DIRECTIONS. Identify the lines that include the word "this", then copy all of them.

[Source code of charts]
-=-=-=-=-
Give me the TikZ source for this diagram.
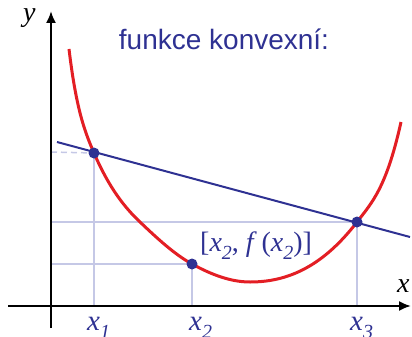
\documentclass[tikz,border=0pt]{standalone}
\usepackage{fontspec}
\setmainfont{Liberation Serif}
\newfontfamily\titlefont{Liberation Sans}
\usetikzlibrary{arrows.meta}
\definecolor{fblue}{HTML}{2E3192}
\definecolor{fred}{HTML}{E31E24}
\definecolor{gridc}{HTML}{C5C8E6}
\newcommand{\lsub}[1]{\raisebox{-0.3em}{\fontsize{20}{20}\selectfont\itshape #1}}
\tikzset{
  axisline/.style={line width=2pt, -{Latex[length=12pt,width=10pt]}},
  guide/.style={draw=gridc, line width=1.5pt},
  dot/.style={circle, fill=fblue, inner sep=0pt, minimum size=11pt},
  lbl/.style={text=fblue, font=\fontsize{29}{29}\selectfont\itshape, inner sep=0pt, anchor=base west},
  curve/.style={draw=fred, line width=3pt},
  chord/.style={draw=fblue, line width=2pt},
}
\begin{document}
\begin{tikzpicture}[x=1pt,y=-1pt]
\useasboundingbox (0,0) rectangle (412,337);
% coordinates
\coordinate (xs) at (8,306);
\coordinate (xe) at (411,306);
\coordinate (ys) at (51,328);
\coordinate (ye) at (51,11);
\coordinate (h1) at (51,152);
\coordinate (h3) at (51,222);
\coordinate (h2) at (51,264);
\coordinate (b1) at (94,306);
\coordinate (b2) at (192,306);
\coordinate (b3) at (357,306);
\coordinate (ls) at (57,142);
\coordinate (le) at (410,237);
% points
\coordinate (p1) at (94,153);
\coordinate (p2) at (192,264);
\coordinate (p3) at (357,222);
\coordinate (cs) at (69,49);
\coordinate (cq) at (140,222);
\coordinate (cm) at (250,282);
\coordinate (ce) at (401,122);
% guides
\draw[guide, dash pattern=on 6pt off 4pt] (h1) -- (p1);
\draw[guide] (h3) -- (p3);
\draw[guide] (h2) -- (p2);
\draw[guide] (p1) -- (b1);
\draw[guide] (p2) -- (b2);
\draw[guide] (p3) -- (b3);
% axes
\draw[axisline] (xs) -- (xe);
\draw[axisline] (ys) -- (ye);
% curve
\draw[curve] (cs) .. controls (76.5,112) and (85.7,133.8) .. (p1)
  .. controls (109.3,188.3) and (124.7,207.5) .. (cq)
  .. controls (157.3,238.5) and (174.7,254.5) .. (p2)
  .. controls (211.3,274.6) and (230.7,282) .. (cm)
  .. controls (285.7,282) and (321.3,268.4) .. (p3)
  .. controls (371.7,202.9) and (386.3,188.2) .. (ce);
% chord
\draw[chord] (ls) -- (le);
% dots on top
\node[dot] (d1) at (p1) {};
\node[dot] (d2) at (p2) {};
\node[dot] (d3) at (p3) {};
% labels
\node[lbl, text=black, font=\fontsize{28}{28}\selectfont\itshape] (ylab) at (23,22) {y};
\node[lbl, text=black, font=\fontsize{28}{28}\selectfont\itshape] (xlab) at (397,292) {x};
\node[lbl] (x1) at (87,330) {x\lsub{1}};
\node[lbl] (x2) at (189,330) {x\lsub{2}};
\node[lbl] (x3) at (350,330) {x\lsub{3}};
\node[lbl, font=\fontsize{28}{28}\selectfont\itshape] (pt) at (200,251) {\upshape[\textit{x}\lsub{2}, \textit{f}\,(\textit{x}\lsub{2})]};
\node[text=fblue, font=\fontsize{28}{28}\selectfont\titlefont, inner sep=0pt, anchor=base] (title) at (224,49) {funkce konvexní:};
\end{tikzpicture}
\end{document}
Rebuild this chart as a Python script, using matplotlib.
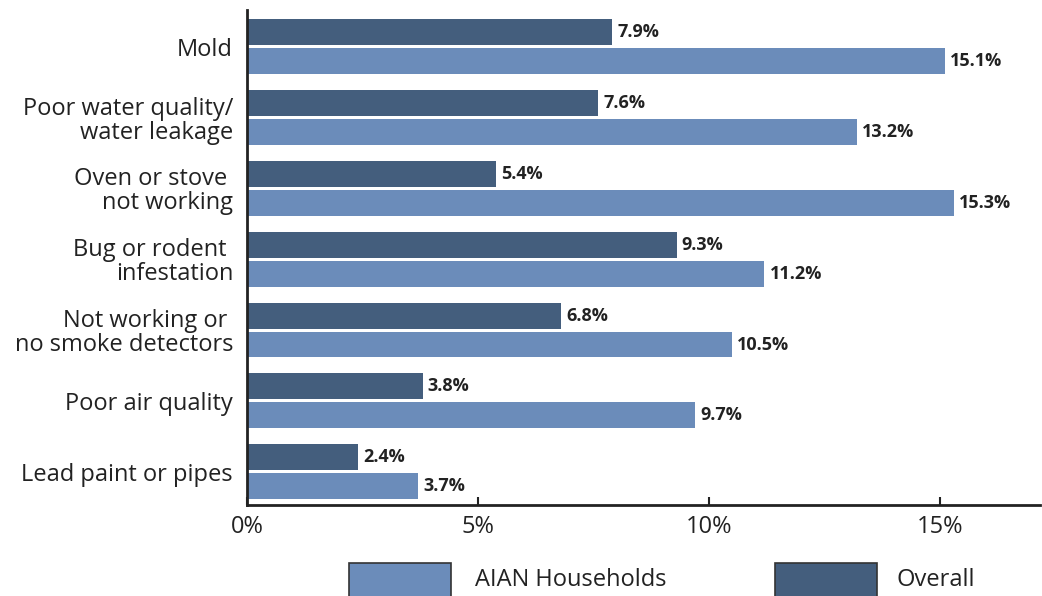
-=-=-=-=-
ANSWER.
Give me the TikZ source for this diagram.
Rebuild this chart as a Python script, using matplotlib.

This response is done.